Production of the small sedan and hatch stopped at the end of 2017, more than a decade into the outgoing car’s generational life-cycle, in all factories except for those supplying Taiwan and mainland China.
Mitsubishi Motors Australia (MMAL) was able to secure enough final-run stock from Japan “to cover sales for probably the whole of this year” says CEO John Signoriello, but after that the company’s 45-year old nameplate will exit, stage left.
Once this stock of 2017-built models is gone, MMAL will have only one conventional passenger car, the ultra-budget Mirage that fights in the flagging Micro Car segment, with the rest of its models competing in growing SUV and light-commercial spaces.
From a business perspective this tactic makes perfect sense, but it’s a little hard to picture a Mitsubishi stable without a Lancer in it. It also sold about 7500 of them last year here, so the volume isn’t insignificant.
“We’d hope that medium- or longer-term, the opportunities the alliance brings might end up bringing some sort of solution in that passenger segment,” Signoriello said.
“... It’s on the decline, where’s it going to stop?
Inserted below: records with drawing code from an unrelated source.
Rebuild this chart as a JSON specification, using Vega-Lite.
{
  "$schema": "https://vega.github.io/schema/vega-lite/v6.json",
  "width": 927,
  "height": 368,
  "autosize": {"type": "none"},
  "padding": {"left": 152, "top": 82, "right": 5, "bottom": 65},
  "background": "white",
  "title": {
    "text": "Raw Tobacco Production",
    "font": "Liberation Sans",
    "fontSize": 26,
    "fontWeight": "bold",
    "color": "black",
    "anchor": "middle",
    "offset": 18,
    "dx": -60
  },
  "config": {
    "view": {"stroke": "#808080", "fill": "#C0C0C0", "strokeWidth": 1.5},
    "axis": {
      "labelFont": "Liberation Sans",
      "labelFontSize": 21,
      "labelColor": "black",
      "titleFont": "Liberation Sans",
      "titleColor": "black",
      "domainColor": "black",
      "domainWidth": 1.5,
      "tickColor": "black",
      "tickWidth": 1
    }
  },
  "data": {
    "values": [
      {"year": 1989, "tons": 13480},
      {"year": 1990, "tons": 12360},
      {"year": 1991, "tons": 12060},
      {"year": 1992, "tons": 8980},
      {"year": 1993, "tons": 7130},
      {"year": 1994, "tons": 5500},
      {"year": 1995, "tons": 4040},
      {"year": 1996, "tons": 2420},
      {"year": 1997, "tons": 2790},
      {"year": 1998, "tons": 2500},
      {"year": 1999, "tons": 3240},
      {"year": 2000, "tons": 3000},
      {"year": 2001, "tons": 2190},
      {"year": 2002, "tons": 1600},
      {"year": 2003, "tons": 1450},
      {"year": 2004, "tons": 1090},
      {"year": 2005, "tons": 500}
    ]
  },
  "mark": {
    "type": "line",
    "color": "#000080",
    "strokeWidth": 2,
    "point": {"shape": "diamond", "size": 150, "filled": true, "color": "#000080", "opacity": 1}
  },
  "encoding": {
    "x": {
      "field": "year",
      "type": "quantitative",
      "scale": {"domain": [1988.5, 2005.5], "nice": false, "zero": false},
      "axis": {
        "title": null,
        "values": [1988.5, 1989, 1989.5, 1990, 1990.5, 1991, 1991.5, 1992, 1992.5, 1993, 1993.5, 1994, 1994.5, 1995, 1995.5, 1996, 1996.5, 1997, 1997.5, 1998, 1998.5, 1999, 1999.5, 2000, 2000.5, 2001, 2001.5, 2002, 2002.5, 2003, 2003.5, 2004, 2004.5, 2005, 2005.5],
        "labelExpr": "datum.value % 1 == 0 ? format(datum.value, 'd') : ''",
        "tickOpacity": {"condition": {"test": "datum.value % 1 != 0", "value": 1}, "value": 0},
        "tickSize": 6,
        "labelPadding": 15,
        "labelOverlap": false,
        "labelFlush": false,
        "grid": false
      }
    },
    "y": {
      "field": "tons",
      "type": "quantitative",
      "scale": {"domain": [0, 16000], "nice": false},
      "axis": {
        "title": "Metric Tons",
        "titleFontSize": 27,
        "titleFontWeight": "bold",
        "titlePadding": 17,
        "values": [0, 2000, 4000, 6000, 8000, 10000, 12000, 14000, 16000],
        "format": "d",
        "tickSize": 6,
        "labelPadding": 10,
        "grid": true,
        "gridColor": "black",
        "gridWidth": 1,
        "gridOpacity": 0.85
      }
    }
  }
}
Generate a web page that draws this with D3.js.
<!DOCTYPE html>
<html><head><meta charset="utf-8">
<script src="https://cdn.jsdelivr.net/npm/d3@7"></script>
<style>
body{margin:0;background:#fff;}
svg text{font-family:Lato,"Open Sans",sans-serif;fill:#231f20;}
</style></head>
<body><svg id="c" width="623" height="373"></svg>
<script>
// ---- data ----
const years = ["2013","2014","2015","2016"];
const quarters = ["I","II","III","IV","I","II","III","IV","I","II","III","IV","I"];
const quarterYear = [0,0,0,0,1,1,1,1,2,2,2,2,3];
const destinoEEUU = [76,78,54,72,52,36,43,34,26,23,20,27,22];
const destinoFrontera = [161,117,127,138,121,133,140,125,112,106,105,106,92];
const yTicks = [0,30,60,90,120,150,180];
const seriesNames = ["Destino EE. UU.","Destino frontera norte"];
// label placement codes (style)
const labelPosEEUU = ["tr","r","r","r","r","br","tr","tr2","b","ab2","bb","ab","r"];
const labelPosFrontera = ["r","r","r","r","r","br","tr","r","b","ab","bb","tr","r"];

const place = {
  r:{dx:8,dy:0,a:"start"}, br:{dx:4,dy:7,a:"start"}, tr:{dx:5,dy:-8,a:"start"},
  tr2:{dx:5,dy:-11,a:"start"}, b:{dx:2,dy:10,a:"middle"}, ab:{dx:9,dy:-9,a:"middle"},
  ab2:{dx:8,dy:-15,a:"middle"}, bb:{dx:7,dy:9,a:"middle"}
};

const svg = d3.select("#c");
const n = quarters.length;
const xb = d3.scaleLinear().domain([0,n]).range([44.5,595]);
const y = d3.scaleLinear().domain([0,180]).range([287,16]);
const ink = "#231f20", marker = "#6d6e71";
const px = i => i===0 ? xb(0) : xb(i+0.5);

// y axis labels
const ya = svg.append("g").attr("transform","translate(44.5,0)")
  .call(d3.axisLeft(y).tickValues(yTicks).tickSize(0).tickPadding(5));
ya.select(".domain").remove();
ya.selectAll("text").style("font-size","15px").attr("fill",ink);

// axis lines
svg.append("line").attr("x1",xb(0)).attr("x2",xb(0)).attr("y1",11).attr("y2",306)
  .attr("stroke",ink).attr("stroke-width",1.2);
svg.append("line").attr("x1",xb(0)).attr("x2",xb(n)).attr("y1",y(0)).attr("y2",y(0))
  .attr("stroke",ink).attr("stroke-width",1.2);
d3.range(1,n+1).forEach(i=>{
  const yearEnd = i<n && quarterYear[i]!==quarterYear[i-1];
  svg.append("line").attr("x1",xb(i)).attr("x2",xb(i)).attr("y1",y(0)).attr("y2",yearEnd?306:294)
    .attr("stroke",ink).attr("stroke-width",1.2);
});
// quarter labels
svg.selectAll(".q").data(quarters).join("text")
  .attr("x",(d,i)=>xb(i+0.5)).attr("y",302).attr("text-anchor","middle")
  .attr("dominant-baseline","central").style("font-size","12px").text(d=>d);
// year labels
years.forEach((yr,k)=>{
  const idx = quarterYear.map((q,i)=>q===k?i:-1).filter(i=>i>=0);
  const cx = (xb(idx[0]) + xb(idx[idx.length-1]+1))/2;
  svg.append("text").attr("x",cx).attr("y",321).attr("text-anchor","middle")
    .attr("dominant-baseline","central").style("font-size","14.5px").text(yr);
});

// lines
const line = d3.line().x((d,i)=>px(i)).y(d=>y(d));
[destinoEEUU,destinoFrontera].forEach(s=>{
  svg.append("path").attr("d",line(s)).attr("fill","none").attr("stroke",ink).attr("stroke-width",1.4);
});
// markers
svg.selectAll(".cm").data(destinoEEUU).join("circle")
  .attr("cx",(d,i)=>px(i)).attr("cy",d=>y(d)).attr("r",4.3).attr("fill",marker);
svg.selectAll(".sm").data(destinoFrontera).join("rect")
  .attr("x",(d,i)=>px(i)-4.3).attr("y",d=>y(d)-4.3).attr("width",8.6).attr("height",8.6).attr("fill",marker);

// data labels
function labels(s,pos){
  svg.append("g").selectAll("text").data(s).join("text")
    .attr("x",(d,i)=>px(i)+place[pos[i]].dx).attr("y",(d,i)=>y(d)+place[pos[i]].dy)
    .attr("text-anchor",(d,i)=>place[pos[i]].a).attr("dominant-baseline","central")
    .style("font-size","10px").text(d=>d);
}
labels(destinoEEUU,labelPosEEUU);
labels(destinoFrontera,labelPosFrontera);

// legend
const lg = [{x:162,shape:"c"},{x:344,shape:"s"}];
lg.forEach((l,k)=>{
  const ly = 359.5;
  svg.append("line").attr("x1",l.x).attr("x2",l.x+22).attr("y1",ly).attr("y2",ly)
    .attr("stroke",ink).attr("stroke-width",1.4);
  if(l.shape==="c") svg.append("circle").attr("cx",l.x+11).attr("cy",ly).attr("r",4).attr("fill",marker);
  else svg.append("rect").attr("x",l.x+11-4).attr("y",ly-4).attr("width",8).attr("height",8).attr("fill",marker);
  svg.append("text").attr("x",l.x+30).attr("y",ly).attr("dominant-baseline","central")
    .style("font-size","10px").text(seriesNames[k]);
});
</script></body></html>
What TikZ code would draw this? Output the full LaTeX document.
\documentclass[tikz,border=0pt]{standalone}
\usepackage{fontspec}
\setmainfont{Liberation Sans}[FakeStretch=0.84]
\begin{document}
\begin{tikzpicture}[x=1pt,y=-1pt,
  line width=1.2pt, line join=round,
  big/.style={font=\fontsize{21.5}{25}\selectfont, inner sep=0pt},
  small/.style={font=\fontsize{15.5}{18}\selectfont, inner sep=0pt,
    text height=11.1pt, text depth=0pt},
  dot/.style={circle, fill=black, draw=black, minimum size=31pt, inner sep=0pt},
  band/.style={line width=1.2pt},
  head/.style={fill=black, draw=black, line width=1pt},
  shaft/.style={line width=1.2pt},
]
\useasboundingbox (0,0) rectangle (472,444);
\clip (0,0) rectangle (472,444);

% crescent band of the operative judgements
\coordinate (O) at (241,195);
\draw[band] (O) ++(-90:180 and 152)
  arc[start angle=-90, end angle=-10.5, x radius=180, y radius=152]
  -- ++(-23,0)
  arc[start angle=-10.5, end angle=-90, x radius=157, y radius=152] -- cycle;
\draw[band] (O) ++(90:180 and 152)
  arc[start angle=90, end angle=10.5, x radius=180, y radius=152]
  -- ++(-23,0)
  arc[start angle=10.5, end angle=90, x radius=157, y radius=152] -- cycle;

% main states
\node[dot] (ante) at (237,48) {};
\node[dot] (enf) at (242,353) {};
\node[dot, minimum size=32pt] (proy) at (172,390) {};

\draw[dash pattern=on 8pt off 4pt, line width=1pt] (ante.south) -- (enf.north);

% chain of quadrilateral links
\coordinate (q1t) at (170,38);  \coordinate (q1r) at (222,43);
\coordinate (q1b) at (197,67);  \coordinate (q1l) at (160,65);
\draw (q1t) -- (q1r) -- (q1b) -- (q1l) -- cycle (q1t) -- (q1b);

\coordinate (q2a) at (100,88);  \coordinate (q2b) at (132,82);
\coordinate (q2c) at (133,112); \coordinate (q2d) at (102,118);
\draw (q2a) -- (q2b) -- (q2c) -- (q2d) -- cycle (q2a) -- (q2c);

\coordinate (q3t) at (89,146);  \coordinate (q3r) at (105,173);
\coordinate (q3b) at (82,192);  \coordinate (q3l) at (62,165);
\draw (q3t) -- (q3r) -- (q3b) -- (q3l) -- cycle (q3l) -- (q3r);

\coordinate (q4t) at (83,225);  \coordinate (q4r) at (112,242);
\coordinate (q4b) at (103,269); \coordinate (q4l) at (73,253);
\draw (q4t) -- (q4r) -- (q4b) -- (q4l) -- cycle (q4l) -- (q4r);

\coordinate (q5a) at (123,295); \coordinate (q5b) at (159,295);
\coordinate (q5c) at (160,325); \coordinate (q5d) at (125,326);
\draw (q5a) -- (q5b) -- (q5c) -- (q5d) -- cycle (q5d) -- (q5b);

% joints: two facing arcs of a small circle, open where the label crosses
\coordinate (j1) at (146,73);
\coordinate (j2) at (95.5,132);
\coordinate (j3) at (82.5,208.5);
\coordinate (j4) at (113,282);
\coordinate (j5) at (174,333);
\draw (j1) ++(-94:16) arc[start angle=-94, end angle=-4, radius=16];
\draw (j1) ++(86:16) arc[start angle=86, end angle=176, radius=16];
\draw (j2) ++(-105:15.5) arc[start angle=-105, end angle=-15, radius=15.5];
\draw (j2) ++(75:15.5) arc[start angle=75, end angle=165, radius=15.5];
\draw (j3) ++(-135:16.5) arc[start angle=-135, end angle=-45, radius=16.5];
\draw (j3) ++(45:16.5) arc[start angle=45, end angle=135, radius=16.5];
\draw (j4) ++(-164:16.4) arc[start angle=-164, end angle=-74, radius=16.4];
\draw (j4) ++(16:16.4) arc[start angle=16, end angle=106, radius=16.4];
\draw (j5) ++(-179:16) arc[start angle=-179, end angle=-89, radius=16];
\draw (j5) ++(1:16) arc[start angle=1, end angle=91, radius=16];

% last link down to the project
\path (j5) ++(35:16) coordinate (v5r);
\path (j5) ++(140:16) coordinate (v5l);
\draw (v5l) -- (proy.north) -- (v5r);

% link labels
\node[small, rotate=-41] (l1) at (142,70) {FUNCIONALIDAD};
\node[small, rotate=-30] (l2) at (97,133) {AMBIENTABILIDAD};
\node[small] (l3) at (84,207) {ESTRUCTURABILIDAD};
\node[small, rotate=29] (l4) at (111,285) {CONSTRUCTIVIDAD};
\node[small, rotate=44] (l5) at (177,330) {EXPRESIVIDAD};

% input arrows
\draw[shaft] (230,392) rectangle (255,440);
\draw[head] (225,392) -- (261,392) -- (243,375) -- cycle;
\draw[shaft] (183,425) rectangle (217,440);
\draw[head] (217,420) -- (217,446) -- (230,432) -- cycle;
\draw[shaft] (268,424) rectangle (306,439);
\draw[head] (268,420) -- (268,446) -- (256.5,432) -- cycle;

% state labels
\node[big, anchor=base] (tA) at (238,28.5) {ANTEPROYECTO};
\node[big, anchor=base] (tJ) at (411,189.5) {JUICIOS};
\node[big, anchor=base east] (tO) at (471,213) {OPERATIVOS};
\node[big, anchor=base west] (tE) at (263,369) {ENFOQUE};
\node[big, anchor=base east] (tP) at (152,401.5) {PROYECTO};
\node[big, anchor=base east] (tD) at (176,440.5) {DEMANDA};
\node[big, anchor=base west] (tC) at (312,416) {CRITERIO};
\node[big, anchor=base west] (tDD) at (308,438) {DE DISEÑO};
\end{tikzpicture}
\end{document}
It’ll plateau at some point.
“What we do know is the SUV strategy we undertook a few years ago is actually the right one,” he added.
Signoriello is spot on. MMAL was the third-biggest seller of SUVs in Australia last year, moving almost 48,000 ASXs, Outlanders, Pajero Sport and Pajeros – up 17 per cent over 2016. The new Eclipse Cross (above) launched this week will grow this further still.